E.Loc.resize(Bytes);
if (!Data.getU8(Offset, E.Loc.data(), Bytes)) {
  llvm::errs() << "...."
}

same for parsing U16 above

uint16_t Bytes;
if (!Data.getU16(Offset, &Bytes, 1)) {
  llvm::errs() << "...";
}
101 ↗(On Diff #19340)

isValidOffsetForAddress

lib/DebugInfo/DWARF/DWARFExpression.cpp
110 ↗(On Diff #19340)

This is a copy of method from DWARFFormValue.cpp? Probably the code should be shared, so that there's one place to fix when we support DWARF64.

Fred / David: what is missing for this to land in trunk?
I'm happy to take this over and finish it up if you want to abandon it.

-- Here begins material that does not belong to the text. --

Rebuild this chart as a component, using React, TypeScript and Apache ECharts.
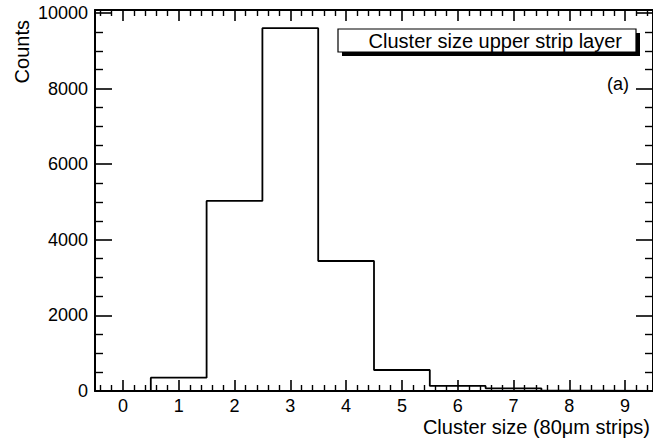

friss abandoned this revision.Dec 5 2016, 2:17 PM

Looks like I dropped the ball on this

aprantl commandeered this revision.Dec 5 2016, 2:18 PM
aprantl added a reviewer: friss.

Stealing this review from Fred.

rnk added a reviewer: rnk.Aug 24 2017, 3:15 PM
rnk edited edge metadata.Aug 24 2017, 3:35 PM

There are 72 remaining test failures: https://reviews.llvm.org/P8028

The printing isn't pretty enough yet, IMO, but I spent a few hours rebasing this so I figured I would post the patch for people to try it out.

rnk added a comment.Aug 24 2017, 3:36 PM

Of course, I meant to send that to the D37123 review, which has a rebased version of this patch. It has some layering hacks, but builds for me locally. PTAL.